Saturday, December 6, 2014

Card Stack Improv

After some feedback from the players I'm not going to try to adapt 5E to my card stack system next month. We'll be sticking with the 3E model, which is a natural for the multi-classing in that mechanic.

After the card stack part of things I ask the players to turn to the person next to them and define their characters relationship, then repeat with the other player, so that every PC knows two other PCs but not all eight or nine PCs. This keeps a degree of party coherence but allows for inter-party conflict as well.

In the first session we did 6th level heroes where one group of questers were petitioning a group of established town-based clerics and thieves for help on something and ended up uncovering a centuries old curse. The second session we did a diplomatic meeting 12th level heroes and political players who uncovered evidence of a planned invasion of the lands under their control who had to plan out how to confirm the threat and counter it. Both were clearly D&D at various stages of play, but had very different feels.

This time around I'm repeating the 'everyone gets to draw geographic features on this map' aspect from the second game but modifying it so that pairs of heroes (the first relationship) are responsible for one quarter of the treasure map. This lets everyone have a say in the sort of adventure they want to engage in and the types of threats they have to face. This certainly makes my job more interesting as I have to improv what those challenges actually are based on the details on the map.

I might also say the second relationship discussions are by definition weaker, lacking a shared motivation for getting the treasure. This will all but guarantee some inter-party conflict when they actually get... whatever it is they're after.
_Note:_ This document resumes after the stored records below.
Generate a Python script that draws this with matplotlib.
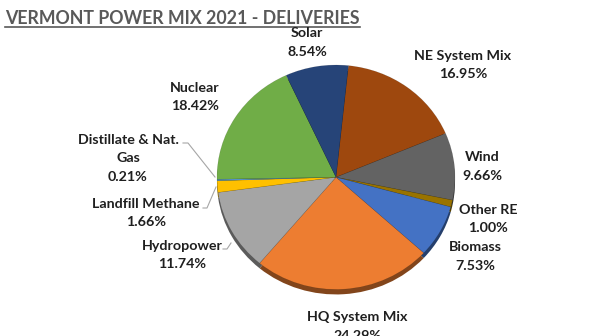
import matplotlib
matplotlib.use("Agg")
from matplotlib import pyplot as plt
import matplotlib.colors as mcolors

# data, clockwise from the top of the pie
sources = ["NE System Mix", "Wind", "Other RE", "Biomass", "HQ System Mix",
           "Hydropower", "Landfill Methane", "Distillate & Nat.\nGas", "Nuclear", "Solar"]
shares = [16.95, 9.66, 1.00, 7.53, 24.29, 11.74, 1.66, 0.21, 18.42, 8.54]
colors = ["#9E480E", "#636363", "#997300", "#4472C4", "#ED7D31",
          "#A5A5A5", "#FFC000", "#5B9BD5", "#70AD47", "#264478"]

# label anchor points in pixels (x, y of first line)
label_pos = [(463, 56), (482, 157), (488, 210), (475, 247), (357, 317),
             (182, 246), (146, 204), (128, 140), (195, 88), (307, 33)]

W, H = 597, 336
fig = plt.figure(figsize=(W / 100, H / 100), dpi=100)

# pie axes, placed so the ellipse sits where the reference has it
cx, cy, rx, ry = 336, 180, 119, 115
pie_ax = fig.add_axes([(cx - rx) / W, (H - cy - ry) / H, 2 * rx / W, 2 * ry / H])


def darker(c, f=0.55):
    r, g, b = mcolors.to_rgb(c)
    return (r * f, g * f, b * f)


# side of the "3d" pie, shifted down a little
pie_ax.pie(shares, colors=[darker(c) for c in colors], startangle=84,
           counterclock=False, center=(0, -0.045), radius=1.0,
           wedgeprops=dict(linewidth=0))
pie_ax.pie(shares, colors=colors, startangle=84, counterclock=False,
           radius=1.0, wedgeprops=dict(linewidth=0.3, edgecolor="#00000030"))
pie_ax.set_xlim(-1, 1)
pie_ax.set_ylim(-1.05, 1)
pie_ax.set_aspect("auto")
pie_ax.axis("off")

# overlay in pixel coordinates for the title and labels
lab = fig.add_axes([0, 0, 1, 1])
lab.set_xlim(0, W)
lab.set_ylim(H, 0)
lab.axis("off")
lab.patch.set_alpha(0)

font = "Lato"
lab.text(5, 18, "VERMONT POWER MIX 2021 - DELIVERIES", fontsize=12.8, fontweight="bold",
         color="#595959", family=font, ha="left", va="center")
lab.plot([5, 360], [27, 27], color="#595959", lw=1.2)

for name, val, (x, y) in zip(sources, shares, label_pos):
    lines = name.split("\n") + [f"{val:.2f}%"]
    for i, t in enumerate(lines):
        lab.text(x, y + i * 18.5, t, fontsize=10.3, fontweight="bold", color="#1F1F1F",
                 family=font, ha="center", va="center")

# leader lines
lc = "#A6A6A6"
lab.plot([183, 188, 215], [143, 143, 177], color=lc, lw=0.8)
lab.plot([203, 207, 216], [208, 208, 187], color=lc, lw=0.8)
lab.plot([223, 227, 231], [249, 249, 243], color=lc, lw=0.8)

fig.savefig("out.png", dpi=100)
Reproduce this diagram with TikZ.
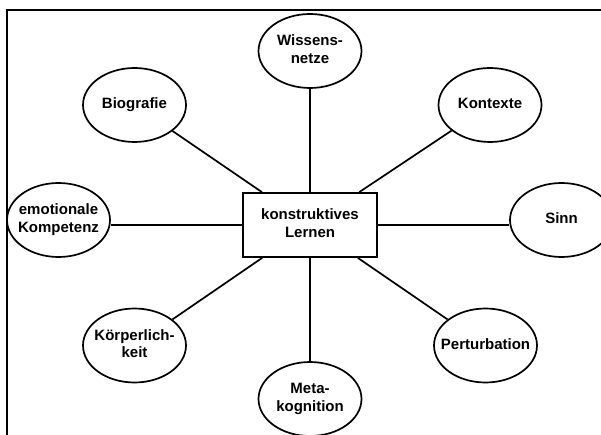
\documentclass[tikz,border=0pt]{standalone}
\usepackage{fontspec}
\setmainfont{Liberation Sans}
\usetikzlibrary{shapes.geometric}
\newcommand{\ctext}[1]{\makebox[0pt]{\begin{tabular}{@{}c@{}}#1\end{tabular}}}
\tikzset{
  lw/.style={line width=1.7pt},
  bubble/.style={lw, draw, ellipse, inner sep=0pt, minimum width=103pt, minimum height=74pt,
     font=\fontsize{15}{17.5}\selectfont\bfseries},
  centerbox/.style={lw, draw, rectangle, inner sep=0pt, minimum width=134pt, minimum height=64pt,
     font=\fontsize{15}{17.5}\selectfont\bfseries},
  link/.style={lw}
}
\begin{document}
\begin{tikzpicture}[x=1pt,y=-1pt]
\useasboundingbox (0,0) rectangle (601,435);
\clip (0,0) rectangle (601,435);
\fill[white] (0,0) rectangle (601,435);
\draw[lw] (7,10) rectangle (700,500);
\node[centerbox] (box) at (310,225) {\ctext{konstruktives\\Lernen}};
\node[bubble] (wis) at (310,51) {\ctext{Wissens-\\netze}};
\node[bubble] (bio) at (134.5,105) {\ctext{Biografie}};
\node[bubble] (kon) at (490,105) {\ctext{Kontexte}};
\node[bubble] (emo) at (58.5,220) {\ctext{emotionale\\Kompetenz}};
\node[bubble] (sinn) at (561.5,220) {\ctext{Sinn}};
\node[bubble] (koe) at (134.5,345.5) {\ctext{K\"orperlich-\\keit}};
\node[bubble] (per) at (485.5,345.5) {\ctext{Perturbation}};
\node[bubble] (meta) at (310,399) {\ctext{Meta-\\kognition}};
\draw[link] (box) -- (wis);
\draw[link] (box) -- (meta);
\draw[link] (box) -- (bio);
\draw[link] (box) -- (kon);
\draw[link] (box) -- (koe);
\draw[link] (box) -- (per);
\draw[link] (box.west) -- (box.west -| emo.east);
\draw[link] (box.east) -- (box.east -| sinn.west);
\end{tikzpicture}
\end{document}
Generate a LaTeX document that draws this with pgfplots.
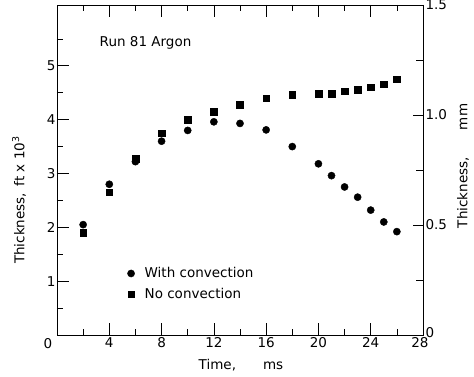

I think I'll try to work this out with 9th level PCs, who in my analysis of the classic O and AD&D design are iconic without being political, just starting to move into politics, land clearing and gaining groups of followers. I think I may institute some new damage mechanics to keep Fighters and melee combat impressive without taking tons of dice rolls (abstracting multiple attacks to greater damage and ability to divide damage between targets). I really want the Fighter heroes to feel like John Carter, Conan and Fafherd - more than capable of moving quietly, donning quick disguises and performing impressive physical feats - rather than armored Arthurian knights since that better fits the treasure map through dangerous terrain goal I'm aiming for here.